[Dataset rows]
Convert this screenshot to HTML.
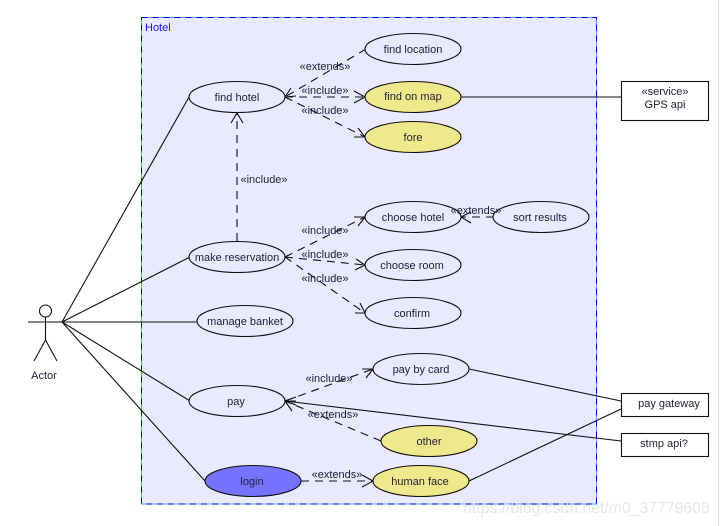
<!DOCTYPE html>
<html>
<head>
<meta charset="utf-8">
<style>
html,body{margin:0;padding:0;background:#fff;width:720px;height:526px;overflow:hidden}
svg{display:block}
text{font-family:"Liberation Sans",sans-serif;font-size:11px;fill:#222238;text-anchor:middle}
ellipse{stroke:#111;stroke-width:1.1;fill:#e9e9ff}
.y{fill:#eeea8c}
.l{stroke:#111;stroke-width:1.1;fill:none}
.d{stroke:#111;stroke-width:1.1;fill:none;stroke-dasharray:8 6}
.a{stroke:#111;stroke-width:1.1;fill:none}
rect.b{fill:#fff;stroke:#111;stroke-width:1.1}
</style>
</head>
<body>
<svg width="720" height="526" viewBox="0 0 720 526" xmlns="http://www.w3.org/2000/svg">
<line x1="718.5" y1="0" x2="718.5" y2="526" stroke="#d8d8d8"/>
<rect x="141.5" y="17.5" width="455" height="486.5" fill="#e9e9ff" stroke="#4aa8ff"/>
<rect x="141.5" y="17.5" width="455" height="486.5" fill="none" stroke="#0000e0" stroke-dasharray="6 5"/>
<text x="145" y="31" style="text-anchor:start;fill:#1a1aff">Hotel</text>

<!-- actor -->
<circle cx="45.5" cy="311" r="6" fill="#fff" stroke="#111" stroke-width="1.1"/>
<path class="l" d="M45.5 317V340M28 322H62M45.5 340L34 361M45.5 340L57 361"/>
<text x="44" y="379">Actor</text>

<!-- actor links -->
<path class="l" d="M62 322L189 97M62 322L190 257M62 322H197M62 322L190 401M62 322L205 481"/>

<!-- solid links -->
<path class="l" d="M461 97H621M469 369L621 401M285 401L621 441M469 481L621 409"/>

<!-- dashed -->
<path class="d" d="M366 49L285 97"/>
<path class="a" d="M291 88L285 97L296 96"/>
<path class="d" d="M285 97H365"/>
<path class="a" d="M354 91L365 97L354 103"/>
<path class="d" d="M285 97L365 137"/>
<path class="a" d="M354 137H365L358 128"/>
<path class="d" d="M237 241V113"/>
<path class="a" d="M231 123L237 113L243 123"/>
<path class="d" d="M285 257L365 217"/>
<path class="a" d="M354 217H365L358 226"/>
<path class="d" d="M285 257L365 265"/>
<path class="a" d="M356 259L365 265L355 270"/>
<path class="d" d="M285 257L365 313"/>
<path class="a" d="M355 313H365L360 303"/>
<path class="d" d="M494 217H461"/>
<path class="a" d="M471 212L461 217L471 223"/>
<path class="d" d="M285 401L373 369"/>
<path class="a" d="M362 369H373L366 378"/>
<path class="d" d="M381 441L285 401"/>
<path class="a" d="M296 401H285L292 411"/>
<path class="a" d="M296 397L285 401L296 405"/>
<path class="d" d="M301 481H373"/>
<path class="a" d="M362 475L373 481L362 487"/>

<!-- ellipses -->
<ellipse cx="237" cy="97" rx="48" ry="15.5"/>
<ellipse cx="413" cy="49" rx="48" ry="15.5"/>
<ellipse class="y" cx="413" cy="97" rx="48" ry="15.5"/>
<ellipse class="y" cx="413" cy="137" rx="48" ry="15.5"/>
<ellipse cx="237" cy="257" rx="48" ry="15.5"/>
<ellipse cx="413" cy="217" rx="48" ry="15.5"/>
<ellipse cx="413" cy="265" rx="48" ry="15.5"/>
<ellipse cx="413" cy="313" rx="48" ry="15.5"/>
<ellipse cx="541" cy="217" rx="48" ry="15.5"/>
<ellipse cx="245" cy="321" rx="48" ry="15.5"/>
<ellipse cx="237" cy="401" rx="48" ry="15.5"/>
<ellipse cx="421" cy="369" rx="48" ry="15.5"/>
<ellipse class="y" cx="429" cy="441" rx="48" ry="15.5"/>
<ellipse cx="253" cy="481" rx="48" ry="15.5" style="fill:#7373ff"/>
<ellipse class="y" cx="421" cy="481" rx="48" ry="15.5"/>

<!-- labels -->
<text x="237" y="101">find hotel</text>
<text x="413" y="53">find location</text>
<text x="413" y="100">find on map</text>
<text x="413" y="141">fore</text>
<text x="237" y="261">make reservation</text>
<text x="413" y="221">choose hotel</text>
<text x="412" y="269">choose room</text>
<text x="412" y="317">confirm</text>
<text x="540" y="221">sort results</text>
<text x="245" y="325">manage banket</text>
<text x="236" y="405">pay</text>
<text x="421" y="373">pay by card</text>
<text x="429" y="445">other</text>
<text x="252" y="485">login</text>
<text x="420" y="485">human face</text>

<text x="325" y="70">«extends»</text>
<text x="325" y="94">«include»</text>
<text x="325" y="114">«include»</text>
<text x="264" y="183">«include»</text>
<text x="325" y="234">«include»</text>
<text x="325" y="258">«include»</text>
<text x="325" y="282">«include»</text>
<text x="476" y="214">«extends»</text>
<text x="329" y="382">«include»</text>
<text x="333" y="418">«extends»</text>
<text x="337" y="478">«extends»</text>

<!-- boxes -->
<rect class="b" x="621.5" y="81.5" width="87" height="39"/>
<text x="665" y="95">«service»</text>
<text x="665" y="108">GPS api</text>
<rect class="b" x="621.5" y="393.5" width="87" height="23"/>
<text x="669" y="407">pay gateway</text>
<rect class="b" x="621.5" y="433.5" width="87" height="23"/>
<text x="664" y="447">stmp api?</text>

<text x="463" y="513" style="text-anchor:start;font-size:15.8px;fill:#e2e2ea;opacity:.85">https://blog.csdn.net/m0_37779608</text>
</svg>
</body>
</html>
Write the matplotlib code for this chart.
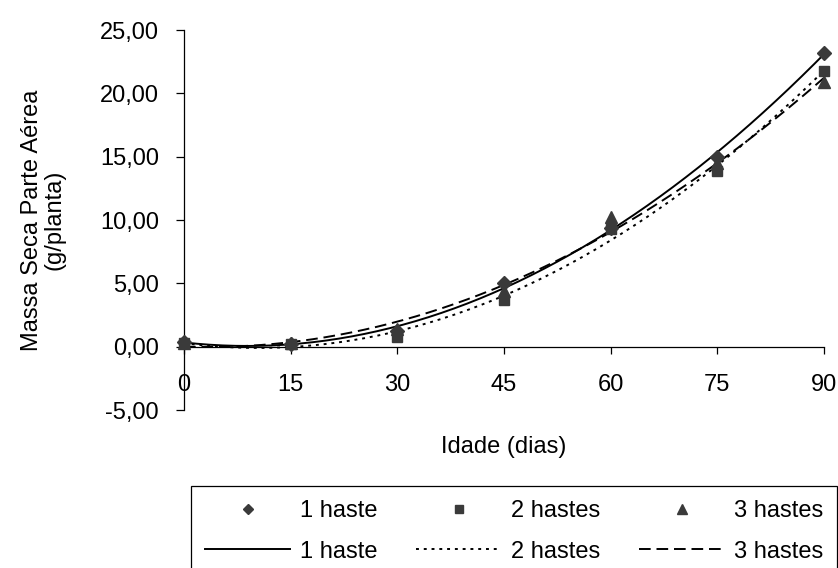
'''
    Massa seca da parte aerea vs idade, 1/2/3 hastes
'''

import numpy as np
import matplotlib
matplotlib.use('Agg')
import matplotlib.pyplot as plt
from matplotlib.ticker import FuncFormatter

plt.rcParams['font.family'] = ['Liberation Sans', 'DejaVu Sans']

# data
idade = [0, 15, 30, 45, 60, 75, 90]
haste_1 = [0.4, 0.2, 1.2, 5.0, 9.4, 15.0, 23.2]
hastes_2 = [0.3, 0.2, 0.8, 3.7, 9.3, 13.9, 21.8]
hastes_3 = [0.3, 0.3, 1.4, 4.4, 10.2, 14.5, 20.9]
labels = ['1 haste', '2 hastes', '3 hastes']

y_ticks = [-5, 0, 5, 10, 15, 20, 25]
x_ticks = [0, 15, 30, 45, 60, 75, 90]

FS = 17
mk_color = '#3a3a3a'


def trend(x, y):
    # quadratic trend line like the spreadsheet one
    coef = np.polyfit(x, y, 2)
    xs = np.linspace(min(x), max(x), 200)
    return xs, np.polyval(coef, xs)


if __name__ == "__main__":
    fig = plt.figure(figsize=(8.38, 5.68), dpi=100)
    ax = fig.add_axes([184/838, 1 - 410/568, 640/838, 380/568])

    series = [haste_1, hastes_2, hastes_3]
    markers = [('D', 7), ('s', 6.5), ('^', 8.5)]
    styles = ['-', (0, (1.5, 2.5)), (0, (6, 3))]

    pts, curves = [], []
    for y, (m, ms), ls, lab in zip(series, markers, styles, labels):
        p, = ax.plot(idade, y, linestyle='none', marker=m, markersize=ms,
                     color=mk_color, label=lab, clip_on=False, zorder=3)
        xs, ys = trend(idade, y)
        c, = ax.plot(xs, ys, linestyle=ls, color='black', linewidth=1.4,
                     label=lab, zorder=2)
        pts.append(p)
        curves.append(c)

    ax.set_xlim(0, 90)
    ax.set_ylim(-5, 25)
    ax.set_xticks(x_ticks)
    ax.set_yticks(y_ticks)
    ax.yaxis.set_major_formatter(FuncFormatter(lambda v, p: f'{v:.2f}'.replace('.', ',')))

    ax.spines['top'].set_visible(False)
    ax.spines['right'].set_visible(False)
    ax.spines['bottom'].set_position(('data', 0))
    for s in ['left', 'bottom']:
        ax.spines[s].set_linewidth(0.9)

    ax.tick_params(axis='x', direction='out', length=5, width=0.9, pad=15, labelsize=FS)
    ax.tick_params(axis='y', direction='out', length=6, width=0.9, pad=12, labelsize=FS)

    ax.set_xlabel('Idade (dias)', fontsize=FS)
    ax.xaxis.set_label_coords(0.5, -0.068)
    ax.set_ylabel('Massa Seca Parte Aérea\n(g/planta)', fontsize=FS, linespacing=1.05)
    ax.yaxis.set_label_coords(-0.185, 0.5)

    handles = [pts[0], curves[0], pts[1], curves[1], pts[2], curves[2]]
    leg_labels = [labels[0], labels[0], labels[1], labels[1], labels[2], labels[2]]
    leg = fig.legend(handles, leg_labels, ncol=3, loc='upper left',
                     bbox_to_anchor=(191/838, 1 - 486/568, 646/838, 0),
                     mode='expand', borderaxespad=0, fontsize=FS,
                     handlelength=3.6, handletextpad=0.4, labelspacing=0.78,
                     borderpad=0.6, markerscale=0.8, fancybox=False,
                     framealpha=1, edgecolor='black')
    leg.get_frame().set_linewidth(0.9)

    fig.savefig('out.png', dpi=100)
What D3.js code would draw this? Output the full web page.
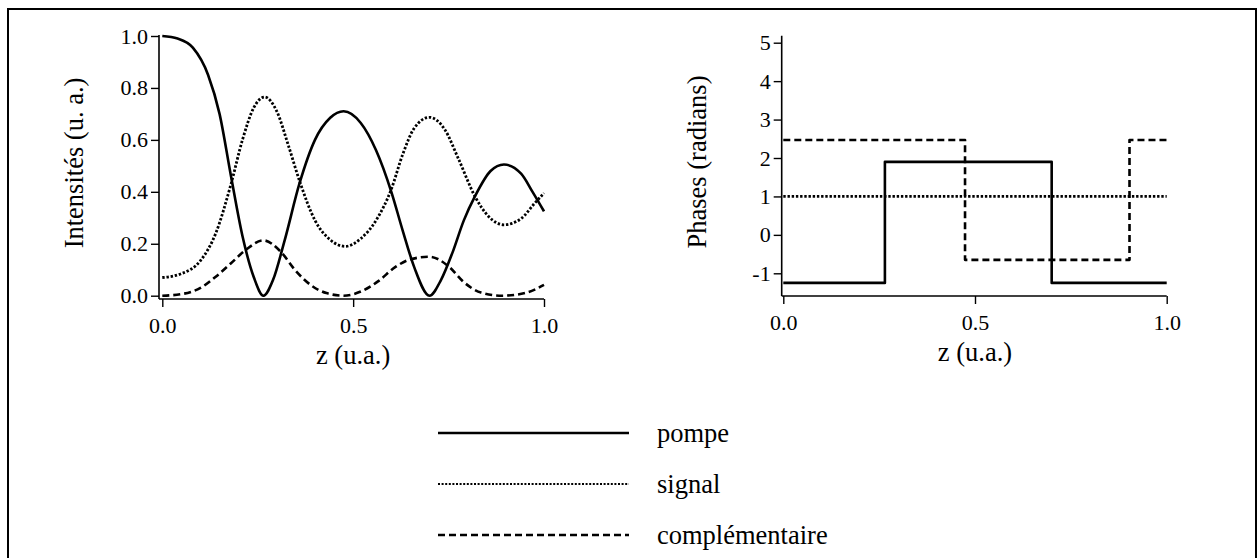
<!DOCTYPE html>
<html><head><meta charset="utf-8">
<script src="https://cdn.jsdelivr.net/npm/d3@7"></script>
<style>
html,body{margin:0;padding:0;background:#fff;}
svg{display:block;}
svg text{font-family:'Liberation Serif','DejaVu Serif',serif !important;fill:#000;}
</style></head>
<body>
<svg id="c" width="1258" height="558"></svg>
<script>
// ---------- data ----------
const zPompe = [0,0.04,0.08,0.12,0.15,0.18,0.21,0.24,0.265,0.29,0.32,0.36,0.40,0.44,0.475,0.52,0.56,0.60,0.63,0.66,0.70,0.73,0.76,0.79,0.82,0.86,0.895,0.94,0.97,1.0];
const iPompe = [1.0,0.99,0.955,0.85,0.70,0.46,0.23,0.07,0.0,0.06,0.21,0.435,0.60,0.685,0.71,0.665,0.56,0.40,0.25,0.11,0.0,0.06,0.165,0.29,0.385,0.48,0.505,0.47,0.40,0.325];
const zSignal = [0,0.05,0.10,0.14,0.18,0.21,0.24,0.268,0.30,0.33,0.36,0.40,0.44,0.48,0.52,0.56,0.60,0.63,0.66,0.70,0.74,0.775,0.82,0.855,0.895,0.94,0.975,1.0];
const iSignal = [0.07,0.085,0.135,0.24,0.43,0.60,0.725,0.765,0.71,0.58,0.44,0.29,0.215,0.19,0.22,0.29,0.41,0.545,0.645,0.687,0.64,0.53,0.38,0.305,0.273,0.297,0.355,0.395];
const zCompl = [0,0.05,0.10,0.14,0.18,0.22,0.265,0.31,0.35,0.39,0.43,0.475,0.52,0.565,0.61,0.65,0.70,0.75,0.79,0.835,0.89,0.95,1.0];
const iCompl = [0.0,0.006,0.03,0.073,0.125,0.178,0.213,0.17,0.095,0.04,0.01,0.0,0.016,0.055,0.11,0.14,0.15,0.113,0.052,0.012,0.0,0.01,0.042];

const zPhPompe = [0,0.265,0.70,1.0];
const phPompe  = [-1.25,1.9,-1.25,-1.25];
const zPhSignal = [0,1.0];
const phSignal  = [1.0,1.0];
const zPhCompl = [0,0.474,0.903,1.0];
const phCompl  = [2.47,-0.65,2.47,2.47];

const xTicks = [0,0.5,1.0];
const yTicksI = [0,0.2,0.4,0.6,0.8,1.0];
const yTicksP = [-1,0,1,2,3,4,5];
const legendNames = ["pompe","signal","complémentaire"];

// ---------- styles ----------
const styles = {
  pompe: {w:2.6, dash:null},
  signal:{w:2.8, dash:"2.4,1.8"},
  compl: {w:2.6, dash:"7,4"}
};
const FS = 22;     // tick labels
const FT = 26.5;   // titles & legend
const FONT = "'Liberation Serif','DejaVu Serif',serif";

const svg = d3.select("#c");
svg.append("rect").attr("x",8).attr("y",9).attr("width",1248).attr("height",560)
  .attr("fill","none").attr("stroke","#000").attr("stroke-width",2);

function panel(cfg){
  const g = svg.append("g");
  const x = d3.scaleLinear().domain([0,1]).range(cfg.xr);
  const y = d3.scaleLinear().domain(cfg.yd).range(cfg.yr);
  g.append("line").attr("x1",cfg.axX).attr("x2",cfg.axX).attr("y1",y(cfg.yTop)).attr("y2",cfg.axY)
    .attr("stroke","#000").attr("stroke-width",1.6);
  g.append("line").attr("x1",cfg.axX).attr("x2",x(1)).attr("y1",cfg.axY).attr("y2",cfg.axY)
    .attr("stroke","#000").attr("stroke-width",1.6);
  const ya = g.append("g").attr("transform",`translate(${cfg.axX},0)`)
    .call(d3.axisLeft(y).tickValues(cfg.yTicks).tickFormat(cfg.yFmt).tickSize(8).tickPadding(3));
  ya.select(".domain").remove();
  ya.attr("font-family",FONT).attr("font-size",FS);
  ya.selectAll("line").attr("stroke-width",1.4);
  ya.selectAll("text").style("font-family",FONT).style("font-size",FS+"px");
  const xa = g.append("g").attr("transform",`translate(0,${cfg.axY})`)
    .call(d3.axisBottom(x).tickValues(xTicks).tickFormat(d3.format(".1f")).tickSize(8).tickPadding(10));
  xa.select(".domain").remove();
  xa.attr("font-family",FONT).attr("font-size",FS);
  xa.selectAll("line").attr("stroke-width",1.4);
  xa.selectAll("text").style("font-family",FONT).style("font-size",FS+"px");
  g.append("text").attr("x",(x(0)+x(1))/2).attr("y",cfg.xTitleY).attr("text-anchor","middle")
    .attr("dominant-baseline","central")
    .style("font-family",FONT).style("font-size",FT+"px").text("z (u.a.)");
  g.append("text").attr("transform",`translate(${cfg.yTitleX},${cfg.yTitleY}) rotate(-90)`)
    .attr("text-anchor","middle").attr("dominant-baseline","central")
    .style("font-family",FONT).style("font-size",FT+"px").text(cfg.yTitle);
  cfg.series.forEach(s=>{
    const pts = s.z.map((z,i)=>[z,s.v[i]]);
    const line = d3.line().x(d=>x(d[0])).y(d=>y(d[1])).curve(s.curve);
    g.append("path").attr("d",line(pts)).attr("fill","none").attr("stroke","#000")
      .attr("stroke-width",s.st.w).attr("stroke-dasharray",s.st.dash)
      .attr("stroke-linejoin","round");
  });
}

panel({
  xr:[162.3,544], yd:[0,1], yr:[295.7,36], axX:159, axY:299, yTop:1.004,
  yTicks:yTicksI, yFmt:d3.format(".1f"), xTitleY:355, yTitleX:74, yTitleY:163,
  yTitle:"Intensités (u. a.)",
  series:[
    {z:zPompe,v:iPompe,st:styles.pompe,curve:d3.curveMonotoneX},
    {z:zSignal,v:iSignal,st:styles.signal,curve:d3.curveMonotoneX},
    {z:zCompl,v:iCompl,st:styles.compl,curve:d3.curveMonotoneX}
  ]
});
panel({
  xr:[783.3,1166.7], yd:[-1,5], yr:[273.3,42.7], axX:781.7, axY:296, yTop:5.18,
  yTicks:yTicksP, yFmt:d=>String(d).replace("\u2212","-"), xTitleY:352, yTitleX:697, yTitleY:162,
  yTitle:"Phases (radians)",
  series:[
    {z:zPhPompe,v:phPompe,st:styles.pompe,curve:d3.curveStepAfter},
    {z:zPhSignal,v:phSignal,st:styles.signal,curve:d3.curveStepAfter},
    {z:zPhCompl,v:phCompl,st:styles.compl,curve:d3.curveStepAfter}
  ]
});

const legY = d3.scalePoint().domain(legendNames).range([433,535]);
const legSt = [styles.pompe,{w:2.2,dash:"2,1.6"},styles.compl];
legendNames.forEach((n,i)=>{
  svg.append("line").attr("x1",438).attr("x2",629).attr("y1",legY(n)).attr("y2",legY(n))
    .attr("stroke","#000").attr("stroke-width",legSt[i].w).attr("stroke-dasharray",legSt[i].dash);
  svg.append("text").attr("x",657).attr("y",legY(n)).attr("dominant-baseline","central")
    .style("font-family",FONT).style("font-size",FT+"px").text(n);
});
</script>
</body></html>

_SHORT EXERCISE_
Look back over the material above and state how many lines hold the word "code". Write the number and nothing else.

_PROBLEM SOLUTION_
2